El dolmen del Alto del Casar
Antes de entrar en Carrascosa de
la Sierra, a mitad de camino, metro más metro menos, de otra interesante
población serrana que visitaremos en un futuro próximo, Castilfrío, conviene
escuchar la llamada del espíritu y dejarse llevar hacia esas especiales
soledades que conforman el denominado Alto del Casar. Allí, donde todo es
silencio e incluso el viento trata con respeto ese pelado altozano, que no
obstante bate denodadamente por sus cuatro costados, desmochado y apenas
reconocible su estructura original de verdadero templo antediluviano, los
restos de un antiguo dolmen atraen la atención hacia capítulos olvidados que
subyacen en lo más recóndito de esa oscura Caja
de Pandora que, comparativamente hablando, podría considerarse a ese
capricho científico que arrogantemente conocemos como Historia.

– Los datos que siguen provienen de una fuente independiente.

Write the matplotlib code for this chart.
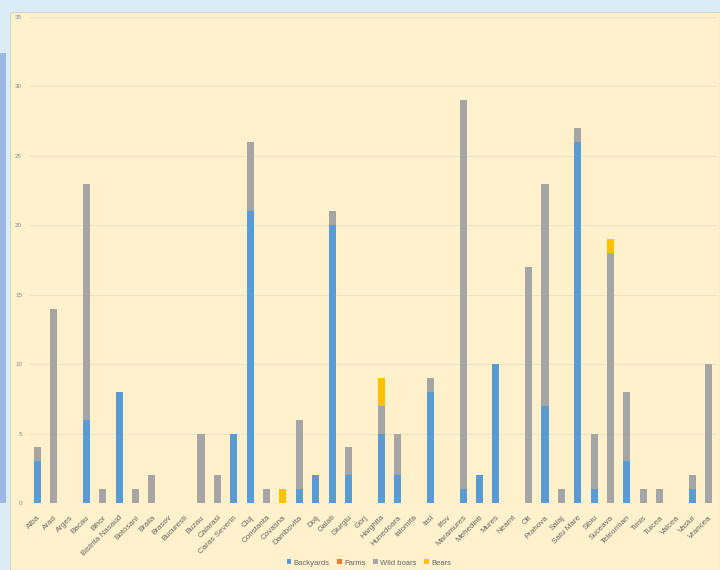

Tarde,
demasiado tarde como para evitar un vandalismo que a buen seguro se produjo en
un momento indeterminado –y no por efectos del tiempo, que suele ser más
inocente, en el fondo, de lo que suponemos-, acercarse a ese montón de piedras
sobre los que la yerba, alta según sea la estación del año en que se visite,
así como otras plantas salvajes, que no por ello carentes de interés –como ese
tipo tan particular de cardo, de corola azulada o violácea, muy semejante, por
ejemplo, al que crece en la cima de otro antiguo bastión de sagrado megalitismo
y algo más, como es el Monsacro asturiano, donde no sólo está asociado a los
antiguos cultos solares sino también a una figura muy particular, como es María
Magdalena a los que habría que sumar, ese psicopompo
alimento de los dioses que suelen ser determinados tipos de hongos y setas,
cuya abundancia se aprecia en estos terrenos-, apenas dejan entrever ese
aspecto arquitectónico que recuerda, con milenios de adelanto, a los antiguos
templos románicos de cabecera semicircular y nave alargada, que por similares
circunstancias, también su presencia se ha visto desgarradoramente alterada en
la zona. Si bien no termino de comulgar con la creencia generalizada de que se
trataba única y exclusivamente de elementos funerarios –no olvidemos, que en
muchos de ellos, no se han encontrado rastros óseos de ningún de tipo, como en el
de Cangas de Onís, sobre el que posteriormente se elevó la ermita de Santa Cruz
y donde se suponía la tumba de Fabila, famoso hijo de Don Pelayo, que la
tradición quiso que muriera desgarrado por un oso y que otros servían como santuario
o lugar de culto, entre otras divinidades, a la Gran Diosa Madre-, es probable
que en éste se descubrieran restos óseos, como así parece sugerírsenos, sin que
ello signifique, necesariamente, que fueran cementerios,
como tampoco se podrían considerar de tal y exclusiva manera, los templos
románicos, que ejercían similar función, tanto en el exterior como en el
interior del recinto. De las dos posibilidades que se ofrecen, e
independientemente de que alguna vez albergaran difuntos, tal vez la más
acertada sea aquella que los identifica como punto de referencia y marca del
dominio territorial. Piénsese como mejor se considere, el lugar, a pesar de su
lamentable derribo, bien merece, cuando menos, una romántica visita.